By James Wallace Harris, Monday, November 17, 2014
Birdman is an intense multiplex examination of acting, and you need to remember there are two unseen actors – the reality you watching from the theater seat, and the fantasy you that watches from inside your head. Birdman depends the participation of both your personalities to tell its story. We’re all at least two people, and a good actor will play a character as one person, but a great actor will play the character as normal human with its dual natures.
Michael Keaton has gotten a great deal of attention for Birdman, which comes with a subtitle, “The Unexpected Virtue of Ignorance.” Whether or not that subtitle is useful in explaining some of the mysteries of this movie is still a mystery to me. Keaton plays Riggan, a clichéd down-on-his-luck movie star, with estranged wife and daughter, trying to resurrect his ego to fame and family by directing himself in a Broadway play of Raymond Carver’s famous literary short story, “What Do We Talk About When We Talk About Love.” Riggan had previous acclaim and wealth in Hollywood playing the superhero Birdman three times, but refused to come back to the role a fourth time. Of course, Keaton played Batman, and Batman Returns, and since we haven’t seen much of him lately, Birdman feels autobiographical in the sense that we know Keaton doesn’t need much rehearsing to get into character. Keaton is absolutely perfect for Riggan.
Birdman is all about acting. It’s also about Broadway, and reminds me of All About Eve, The Sweet Smell of Success, and most especially All That Jazz, which when you think about it, gives the impression that doing a Broadway play requires actors to live at the event horizon of insanity. Keaton’s Riggan is certainly unstable, a man psychological crushed by a character he can’t escape playing, that now haunts him as his alter-ego. Riggan is desperate to find success, fame and love again, all the while tortured by his current failure as an actor, father and husband.
Like I said, Birdman is all about acting. Michael Keaton plays roles, within roles, within roles, until until we forget all about Michael Keaton, and feel like the man on the screen is truly insane. Throughout the film we see Riggan perform what appears to be superpowers of Birdman as if they were real, only later to discover we were watching Riggan’s fantasy POV. The movie is filmed in what appears to be one long continuous take, which increases the manic intensity of the characters. Keaton is joined by Edward Norton who plays Mike, an over-the-top method actor who antagonizes all the actors to go completely into character, and pushes Riggan into constantly upping his performance. Throughout the story, the two reverb off of each other until their characters are insane frenzies of feedback.
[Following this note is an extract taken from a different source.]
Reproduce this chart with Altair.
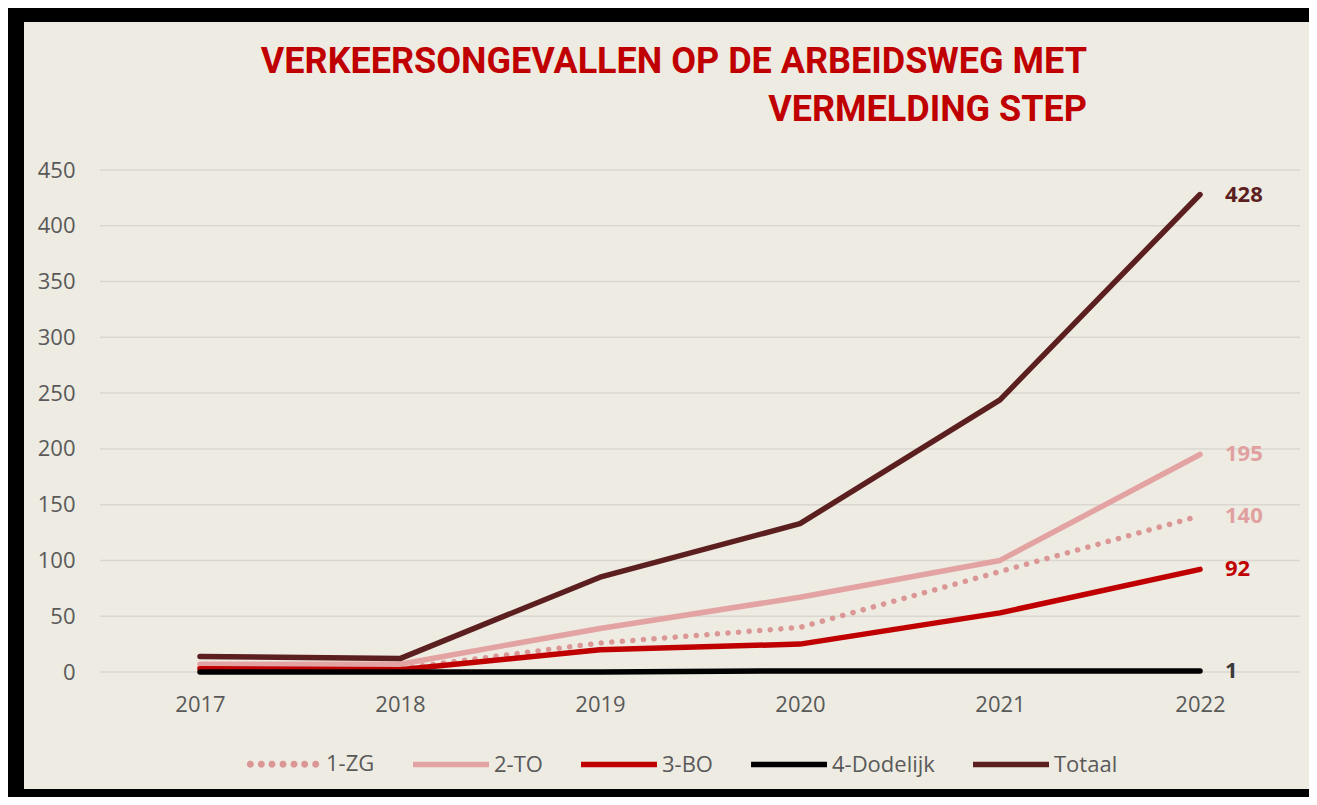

The women of the story anchor the two men to reality. Amy Ryan plays Riggan’s ex-wife Sylvia who’s unflinching compassion gives us hope she can bring Birdman down to Earth. Even his resentful daughter Sam, played by Emma Stone, the cause of much of Riggan’s emotional distress comes to connect closely with him in the end. Yet, the ending of this movie is baffling unless you see that we’re all two people – a real person and a fantasy person.
The whole play within a film is rather baffling too. Why Raymond Carver? I went and read “What Do We Talk About When We Talk About Love” after seeing Birdman, but it has provided no insight. Michael Keaton’s performance is a tour de force. Birdman is an intense roller-coaster ride of acting and emotion. Yet, does it say anything about love? There are all kinds of relationships in Birdman, but I never felt they were the focus of the story, and I think Raymond Carver is just as peripheral. Ultimately, I think Birdman is really about acting, and what acting does to people. The trouble is, and I hope it isn’t true – Birdman tells us that great acting requires an all-consuming psychic toll.
In the end we forget Michael Keaton, because he’s become Riggan, who has forgotten himself and become Birdman. But who are we, the audience in the end? The realistic you will see a different ending than the fantasy you, but think about what the fantasy you wants to believe in the end, and why. In the end, we’re all actors and actresses.